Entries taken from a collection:
········
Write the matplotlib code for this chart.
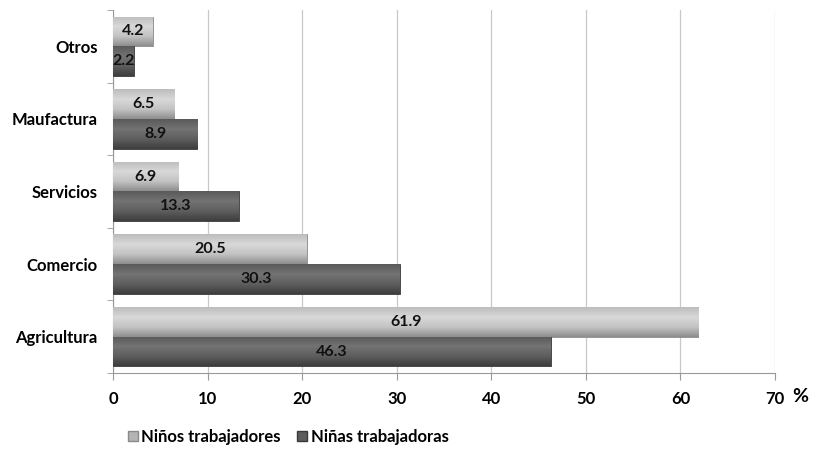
import numpy as np
import matplotlib.pyplot as plt
from matplotlib.colors import LinearSegmentedColormap

plt.rcParams['font.family'] = ['Lato', 'DejaVu Sans']
plt.rcParams['font.weight'] = 'bold'

categorias = ["Agricultura", "Comercio", "Servicios", "Maufactura", "Otros"]
ninos = [61.9, 20.5, 6.9, 6.5, 4.2]
ninas = [46.3, 30.3, 13.3, 8.9, 2.2]
serie_labels = ["Niños trabajadores", "Niñas trabajadoras"]

fig = plt.figure(figsize=(8.17, 4.49), dpi=100)
ax = fig.add_axes([0.1383, 0.1693, 0.8103, 0.8084])

y = np.arange(len(categorias))
h = 0.41

bars_ninos = ax.barh(y + h / 2, ninos, height=h, color="#b4b4b4", edgecolor="#8a8a8a",
                     linewidth=0.6, label=serie_labels[0], zorder=3)
bars_ninas = ax.barh(y - h / 2, ninas, height=h, color="#5c5c5c", edgecolor="#3a3a3a",
                     linewidth=0.6, label=serie_labels[1], zorder=3)

# vertical gradient over each bar, clipped to the bar shape
cm_light = LinearSegmentedColormap.from_list("light", ["#8e8e8e", "#c4c4c4", "#d8d8d8", "#bdbdbd"])
cm_dark = LinearSegmentedColormap.from_list("dark", ["#3e3e3e", "#5e5e5e", "#737373", "#5a5a5a"])
grad = np.linspace(0, 1, 64).reshape(-1, 1)
for bars, cm in [(bars_ninos, cm_light), (bars_ninas, cm_dark)]:
    for b in bars:
        x0, y0 = b.get_x(), b.get_y()
        im = ax.imshow(grad, extent=[x0, x0 + b.get_width(), y0, y0 + b.get_height()],
                       origin="lower", cmap=cm, aspect="auto", zorder=3.5)
        im.set_clip_path(b)

for bars, vals in [(bars_ninos, ninos), (bars_ninas, ninas)]:
    for b, v in zip(bars, vals):
        ax.text(b.get_width() / 2, b.get_y() + b.get_height() / 2, f"{v:.1f}",
                ha="center", va="center", fontsize=11.5, fontweight="bold",
                color="#111111", zorder=5)

ax.set_xlim(0, 70)
ax.set_ylim(-0.5, len(categorias) - 0.5)
ax.set_xticks(np.arange(0, 71, 10))
ax.set_yticks(y)
ax.set_yticklabels(categorias, fontsize=12, fontweight="bold")
ax.set_yticks(np.arange(-0.5, len(categorias)), minor=True)
ax.tick_params(axis="y", which="major", length=0, pad=11)
ax.tick_params(axis="y", which="minor", length=4, color="#999999")
ax.tick_params(axis="x", length=5, color="#999999", labelsize=12, pad=8)
for lab in ax.get_xticklabels():
    lab.set_fontweight("bold")

ax.grid(axis="x", color="#c8c8c8", linewidth=0.9, zorder=0)
for s in ["top", "right"]:
    ax.spines[s].set_visible(False)
ax.spines["left"].set_color("#999999")
ax.spines["bottom"].set_color("#999999")

fig.text(0.98, 0.117, "%", fontsize=14, fontweight="bold", ha="center", va="center")

handles = [plt.Rectangle((0, 0), 1, 1, facecolor="#b4b4b4", edgecolor="#8a8a8a"),
           plt.Rectangle((0, 0), 1, 1, facecolor="#5c5c5c", edgecolor="#3a3a3a")]
fig.legend(handles, serie_labels, loc="center left", bbox_to_anchor=(0.138, 0.027),
           ncol=2, frameon=False, fontsize=12, handlelength=0.6, handleheight=0.6,
           handletextpad=0.2, columnspacing=1.0)

fig.savefig("out.png", dpi=100)
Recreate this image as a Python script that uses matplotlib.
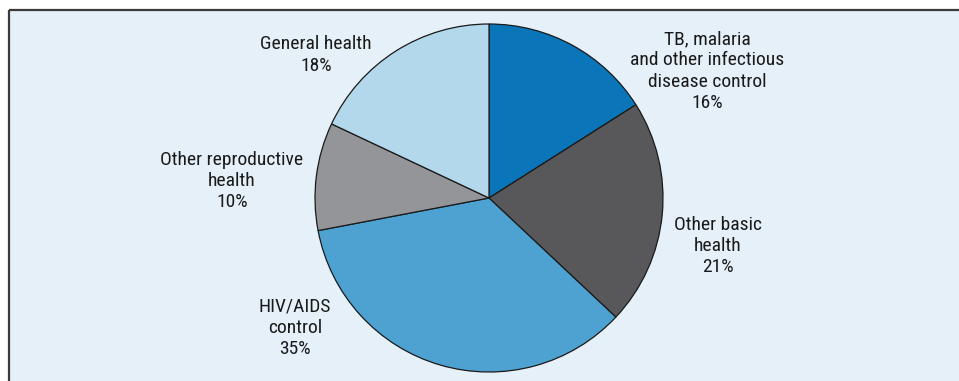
import matplotlib
matplotlib.use("Agg")
import matplotlib.pyplot as plt
from matplotlib.patches import Rectangle

# shares of health aid, clockwise from 12 o'clock
labels = ["TB, malaria\nand other infectious\ndisease control",
          "Other basic\nhealth",
          "HIV/AIDS\ncontrol",
          "Other reproductive\nhealth",
          "General health"]
shares = [16, 21, 35, 10, 18]
colors = ["#0a75b9", "#58585a", "#4ea2d2", "#939598", "#b3d8ec"]

# label anchor points (figure pixel coords, y from bottom)
label_pos = [(707, 310), (718, 135), (295, 53), (232, 200), (316, 326)]

W, H = 959, 381
fig = plt.figure(figsize=(W / 100, H / 100), dpi=100)
fig.patch.set_facecolor("white")
ax = fig.add_axes([0, 0, 1, 1])

# panel background and border (left + top)
ax.add_patch(Rectangle((9, 0), W - 9, H - 10, facecolor="#e5f0f8", edgecolor="none", zorder=0))
ax.plot([9, 9], [0, H - 10], color="#3a3a3a", lw=1.6, zorder=1, solid_capstyle="butt")
ax.plot([9, W], [H - 10, H - 10], color="#3a3a3a", lw=1.6, zorder=1, solid_capstyle="butt")

ax.pie(shares, colors=colors, startangle=90, counterclock=False,
       center=(489, 183), radius=174, frame=True,
       wedgeprops=dict(edgecolor="#1a1a1a", linewidth=0.9))
ax.set_xlim(0, W)
ax.set_ylim(0, H)
ax.set_aspect("equal")
ax.axis("off")

for lab, share, (x, y) in zip(labels, shares, label_pos):
    ax.text(x, y, "%s\n%d%%" % (lab, share), ha="center", va="center",
            fontsize=14, family=["Roboto Condensed", "Archivo Narrow", "DejaVu Sans"],
            color="#1a1a1a", linespacing=1.22)

fig.savefig("out.png", dpi=100)
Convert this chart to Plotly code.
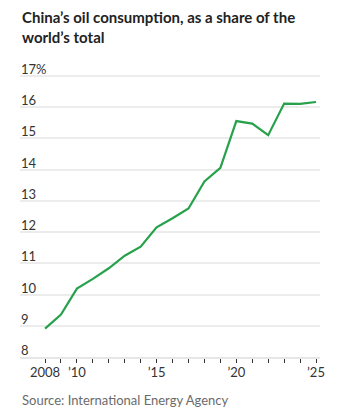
import plotly.graph_objects as go

years = list(range(2008, 2026))
share = [8.91, 9.36, 10.19, 10.50, 10.84, 11.24, 11.53, 12.15, 12.44, 12.75,
         13.62, 14.05, 15.55, 15.47, 15.10, 16.11, 16.10, 16.16]

y_tickvals = [8, 9, 10, 11, 12, 13, 14, 15, 16, 17]
y_ticktext = ["8", "9", "10", "11", "12", "13", "14", "15", "16", "17%"]
x_labels = {2008: "2008", 2010: "’10", 2015: "’15", 2020: "’20", 2025: "’25"}

title_text = "China’s oil consumption, as a share of the<br>world’s total"
source_text = "Source: International Energy Agency"

FONT = "Lato"
W, H = 341, 412
T, B = 57, 55.3


def py(pix):
    return (H - B - pix) / (H - T - B)


fig = go.Figure()
fig.add_trace(go.Scatter(
    x=years, y=share, mode="lines",
    line=dict(color="#27a14b", width=2.2),
    hoverinfo="skip", showlegend=False,
))

annotations = [
    dict(
        text="<b>" + title_text + "</b>", xref="paper", yref="paper",
        x=0, xanchor="left", y=py(6), yanchor="top", align="left",
        showarrow=False,
        font=dict(family=FONT, size=15, color="#222222"),
    ),
    dict(
        text=source_text, xref="paper", yref="paper",
        x=0, xanchor="left", y=py(400), yanchor="middle",
        showarrow=False,
        font=dict(family=FONT, size=13, color="#6b6b6b"),
    ),
]
for v, t in zip(y_tickvals, y_ticktext):
    annotations.append(dict(
        text=t, xref="paper", yref="y", x=0, y=v,
        xanchor="left", yanchor="bottom", xshift=-1, yshift=-3,
        showarrow=False,
        font=dict(family=FONT, size=13, color="#333333"),
    ))

fig.update_layout(
    width=W, height=H,
    margin=dict(l=20, r=21, t=T, b=B),
    paper_bgcolor="white", plot_bgcolor="white",
    font=dict(family=FONT, color="#333333", size=13),
    annotations=annotations,
)

fig.update_xaxes(
    range=[2006.43, 2025.25],
    tickvals=years,
    ticktext=[x_labels.get(y, "") for y in years],
    ticks="outside", ticklen=4, tickwidth=1, tickcolor="#333333",
    ticklabelstandoff=-2,
    showgrid=False, zeroline=False,
    showline=True, linecolor="#e6e6e6", linewidth=2,
    tickfont=dict(family=FONT, size=13, color="#333333"),
)

fig.update_yaxes(
    range=[8, 17.6],
    tickvals=y_tickvals, showticklabels=False,
    showgrid=True, gridcolor="#ececec", gridwidth=2,
    zeroline=False, showline=False, ticks="",
)

fig.write_html("out.html")
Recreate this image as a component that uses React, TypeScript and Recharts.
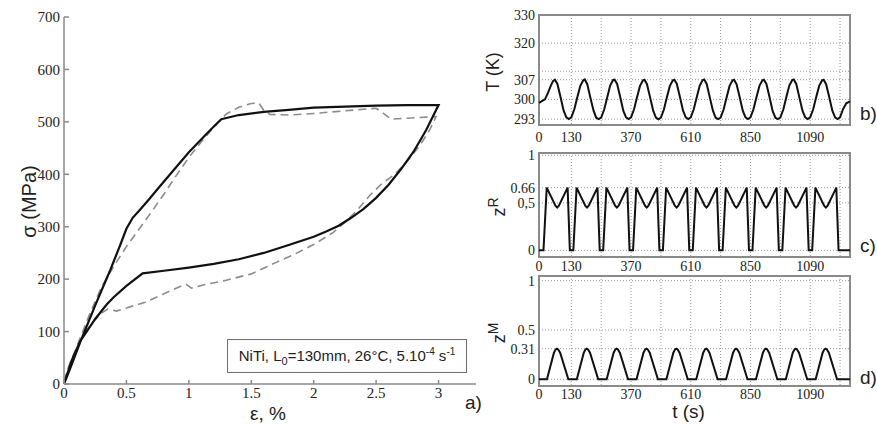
········
*Your instructions*
Check every line of the entries above for the word "that" and report how many lines contain it, giving the number only.

*Answer to the task*
2